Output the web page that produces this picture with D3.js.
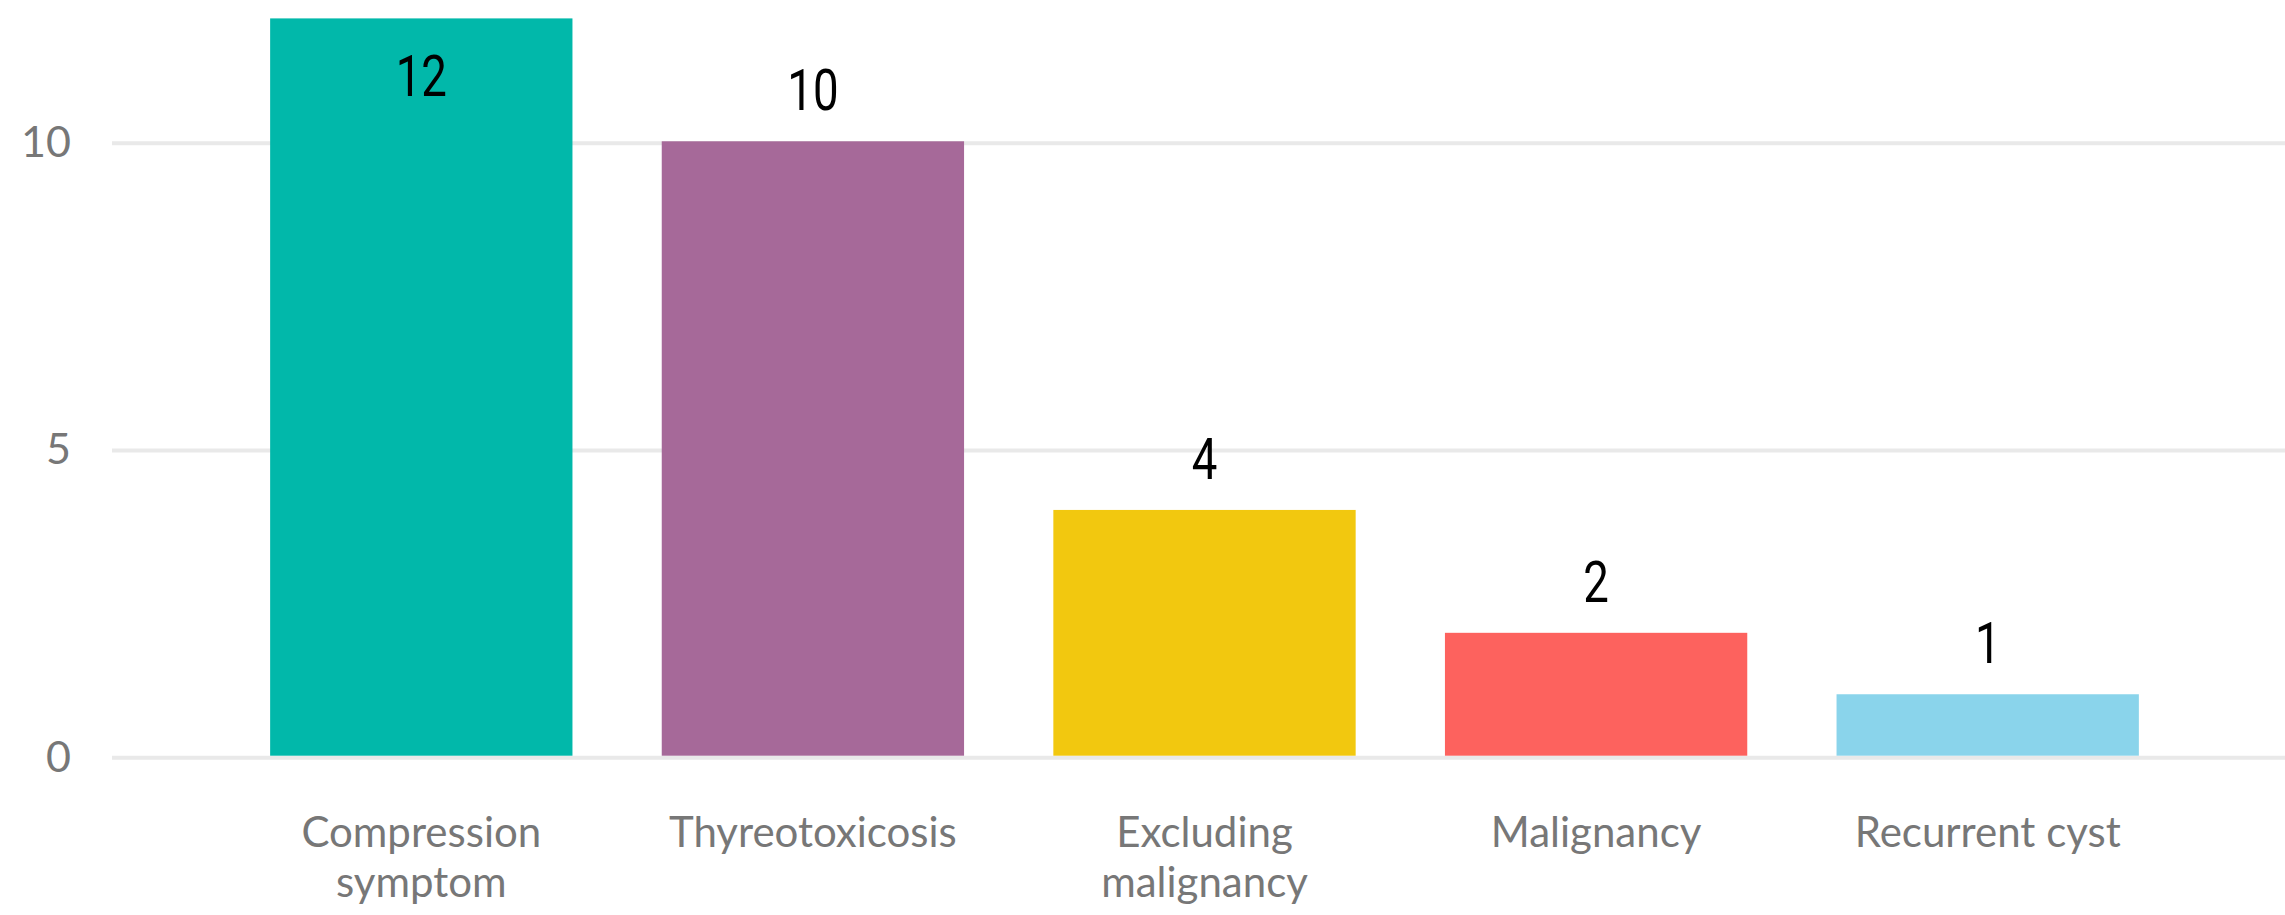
<!DOCTYPE html>
<html>
<head>
<meta charset="utf-8">
<script src="https://cdn.jsdelivr.net/npm/d3@7"></script>
<style>
  body { margin: 0; background: #fff; }
  .axis text { font-family: Lato, "Open Sans", sans-serif; fill: #777; }
  .label { font-family: Roboto, "Liberation Sans", sans-serif; font-weight: 400; }
</style>
</head>
<body>
<svg id="chart" width="2285" height="915"></svg>
<script>
var categories = ["Compression symptom", "Thyreotoxicosis", "Excluding malignancy", "Malignancy", "Recurrent cyst"];
var counts = [12, 10, 4, 2, 1];
var colors = ["#01B8AA", "#A66999", "#F2C80F", "#FD625E", "#8AD4EB"];
var yTicks = [0, 5, 10];

var W = 2285, H = 915;
var svg = d3.select("#chart");

var gridLeft = 112;

var x = d3.scaleBand()
  .domain(categories)
  .range([225.5, 2183.5])
  .paddingInner(0.228)
  .paddingOuter(0.114);

var y = d3.scaleLinear()
  .domain([0, 12])
  .range([755.7, 18.4]);

// gridlines + y labels
var yAxis = svg.append("g")
    .attr("class", "y axis")
    .attr("transform", "translate(" + gridLeft + ",0)")
    .call(d3.axisLeft(y).tickValues(yTicks).tickSize(-(W - gridLeft)).tickPadding(41));

yAxis.select(".domain").remove();
yAxis.selectAll(".tick line")
    .attr("stroke", "#e9e9e9")
    .attr("stroke-width", 4)
    .attr("transform", "translate(0,1.5)");
yAxis.selectAll(".tick text")
    .style("font-size", "43px")
    .attr("dy", "0.36em");

// bars
var data = categories.map(function(c, i){ return {cat: c, val: counts[i], color: colors[i]}; });

svg.selectAll("rect.bar")
    .data(data)
  .enter().append("rect")
    .attr("class", "bar")
    .attr("x", function(d){ return x(d.cat); })
    .attr("y", function(d){ return y(d.val); })
    .attr("width", x.bandwidth())
    .attr("height", function(d){ return y(0) - y(d.val); })
    .attr("fill", function(d){ return d.color; });

// value labels (inside end if no room above), squeezed to look like the condensed DIN face
var labelH = 41;
svg.selectAll("text.label")
    .data(data)
  .enter().append("text")
    .attr("class", "label")
    .attr("transform", function(d){
      var top = y(d.val);
      var ly = (top - 31 - labelH < 0) ? top + 37 + labelH : top - 31;
      return "translate(" + (x(d.cat) + x.bandwidth() / 2) + "," + ly + ") scale(0.8,1)";
    })
    .attr("text-anchor", "middle")
    .style("font-size", "57px")
    .style("fill", "#000")
    .text(function(d){ return d.val; });

// x axis labels
var xAxis = svg.append("g")
    .attr("class", "x axis")
    .attr("transform", "translate(0," + y(0) + ")")
    .call(d3.axisBottom(x).tickSize(0));

xAxis.select(".domain").remove();
xAxis.selectAll(".tick text")
    .style("font-size", "42px")
    .attr("y", 91)
    .attr("dy", 0)
    .call(wrap, x.bandwidth());

function wrap(text, width) {
  text.each(function() {
    var t = d3.select(this),
        words = t.text().split(/\s+/),
        line = [],
        lineNo = 0,
        yy = t.attr("y"),
        tspan = t.text(null).append("tspan").attr("x", 0).attr("y", yy);
    words.forEach(function(w){
      line.push(w);
      tspan.text(line.join(" "));
      if (tspan.node().getComputedTextLength() > width && line.length > 1) {
        line.pop();
        tspan.text(line.join(" "));
        line = [w];
        lineNo++;
        tspan = t.append("tspan").attr("x", 0).attr("y", +yy + lineNo * 50).text(w);
      }
    });
  });
}
</script>
</body>
</html>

=-=-=

OBJECTIVE: Scan the lines for the string "this". Pick out every line that has it.

THE SOLUTION:
Output the web page that produces this picture with D3.js.
    var t = d3.select(this),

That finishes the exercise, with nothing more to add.